I love Berg’s writing and she truly understands women, yet the weakest parts of this book are the actual meetings of the Confession Club. The conversations are somehow forced or stilted. Where the dialog and story SHINE is in the love story she creates between one of the women, Iris, and a new man in town named John.
As it turns out, John is a homeless Vietnam veteran. Berg writes this story so beautifully that I fell in love with John too. Indeed, the story resonated with my own experience of falling in love with a Vietnam vet in the 1990s. But the problem he and I had was this: 58,000 Americans died trying to win that war, and there was nothing I could do – no matter how much I loved the guy – to win it for him. A lot of drama and heartache ensued over a ten-year period. This makes it very hard for me to believe in the happily-ever-after Berg implies for Iris and John. I’m praying for them, but I’m very doubtful.

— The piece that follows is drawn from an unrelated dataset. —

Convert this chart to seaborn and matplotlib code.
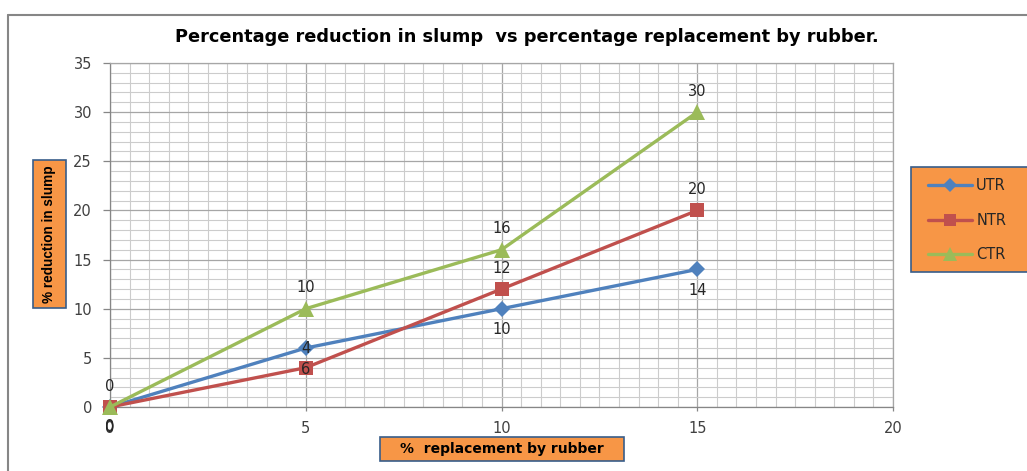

In spite of these feelings, when I rank the three books in Berg’s Mason, Missouri series I place them in this order (from best to worst): The Story of Arthur Truluv, The Confession Club, and then Night of Miracles. Actually, I’m rooting for a fourth book. Why? Berg still has not fleshed out a major character, Maddy. There is a lot we need to know about her tragic backstory. Are you listening, Elizabeth Berg?